Friday, June 3, 2016

Attachment and social media...

I think that anyone who has ever heard me speak publicly knows that I am not on the attachment bandwagon, at least not in the way its held out as magic treatment for kids and youth who present chronic conflict. However, I don't argue that children and parents have to develop an emotional connection and that this is a basic goal in any family formed through adoption. So, my concern around this today is that I believe that social media is having a very negative influence on the attachment process (in whatever meaning that word has for you) and we aren't adapting our attachment strategies to include this.
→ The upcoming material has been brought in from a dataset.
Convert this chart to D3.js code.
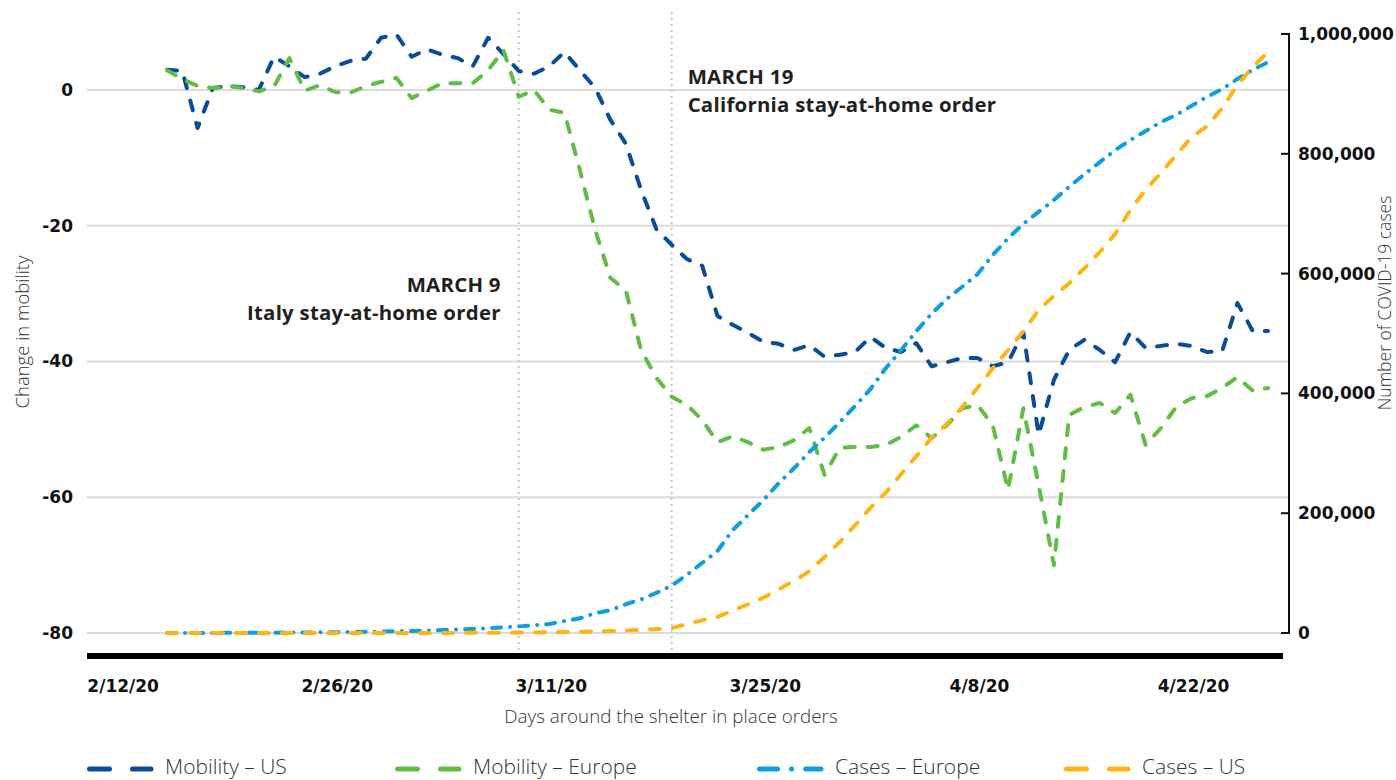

Let me explain - I've been a therapist for 30 years, and an adoptive parent even longer. I've raised children and counseled families though a variety of trends and changes but up to the last 4 or 5 years, I knew that by providing some basic strategies,a few communication skills, some new ways of parenting, a bit of effective therapy, and allowing time, the parent/child relationship would be established. It might be wobbly and fragile, but it would be develop. However, with the addictive nature of social media, many, many kids and youth spend more of their time communicating with people who aren't present than communicating with people who are. In other words, the time that Junior could be spending in conversation or games, or even tv watching with parents, is now spent on their electronic device.

The time and energy that kids used to put into bonding with their new parents, is now overwhelmed with the psuedo bonding they have with peers via constant texting, snapchatting, etc. Even the basic emotional presence that is required for attachment is shut off as Junior's presence is focused on replying to each text and each chat. Furthermore, the lack of words and the lack of emotional context (other than violence and intimidation) that are part of social media are very appealing to a dis-attached child or youth. After all, any child who has been through the foster system has learned far too early that adults aren't to be trusted and that the only things that are permanent are change and loss. And, while the child bounces through foster care, they are too busy surviving to pick up relationship sustaining skills. So, again, relationships that exist via social media are going to appear to be more familiar, less demanding, and safer to the child or youth than the complex knot of feelings and connection that the adoptive parents are trying to establish. Its as if social media builds a wall around Junior that is as impenetrable to the adoptive parents as the whole set of negative experiences that existed for the child pre-adoption.

As a therapist and a parent I'm putting a lot of thought and consideration into adapting my way of relating to my own teens and my own clients as we pioneer this new reality.

Okay, what are your thoughts and experiences on this?yellow rose
And, remember, you are entitled to a better day.

http://www.hazardousparenting.com

1 comment:

  1. I am not an advocate for attachment babble in it's current format, although I have not yet had the priviledge of hearing you speak. Additionally, the current buzzword of "trauma" seems overly dramatic. Our emotional connections are more of a side effect from shared lives. It does not hurt to become more intentional in trying to build our connections with others - learning about attachment can sometimes be helpful in that context. It certainly enriched the information I had and allowed me to make a couple of positive adjustments in my own approach.

    As adults, we are able to supplement our in person friendships and such with online ones, largely because we already have developed the emotional capacity to do so. This is certainly not the case for children. They are not simply miniature adults.